Well, all your songs are about war, I understand. [Downie made this remark on-stage at a Winnipeg concert benefitting WarChild, if I recall correctly.]
Did I say that? Well, they are! That’s an interview-stopper if there ever was one. ‘They’re all about war. That’s all you need to know.’ That was part of the WarChild thing. That was a rare opportunity and only the second time I can remember in our Hip history that I felt like that on stage against a very ugly historical truth.
What was the other one?
Mayday in Holland. May 5th we played a festival in Harlem. There were kids and grandkids and great-grandkids who remember the war. It was an outdoor free festival in Harlem, Holland and they remember Canadians quite fondly. That’s what I sensed, at least. We were headlining the show. It was such a powerful feeling to sing these songs and have them be injected with this whole different spirit of meaning. The ability to use your songs and have them function for people as a tool for memory. I don’t know what the songs were doing, but I felt an honor and a privilege to be able to do this. To stand up there and say, ‘Since I was a little kid I’ve been afraid of war and it’s occupied my nightmares.’ I think all of us are the same that way. Then the WarChild one in Winnipeg was the same sort of thing. Getting to stand up there and say, ‘I think this is atrocious. This is a crime.’ There’s no pretense of rock posing or career advancement or any kind of personal wish fulfillment. It’s more saying that I’m a soldier up here and this is what I do.

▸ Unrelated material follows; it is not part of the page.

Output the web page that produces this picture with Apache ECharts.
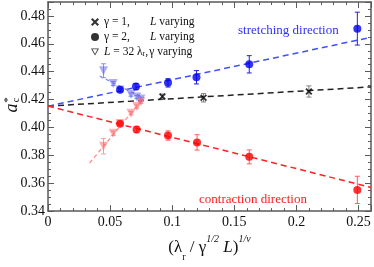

Even worse, there’s no irony, which is often the only vehicle those motivations come to light.
After a show like that you’re resonating in waves and aftershocks where you think, ‘What was that?’ It’s moments like that when you feel quite lucky to do what you do. At least I do.
Do you feel like a demagogue then?
No, that’s just a wet suit I slip into before the show. I can’t walk around with swim fins on all day, Michael. I won’t get anywhere.
What should we expect from the solo record you have coming out soon?
It will be equal parts curious, confounding, and entirely predictable.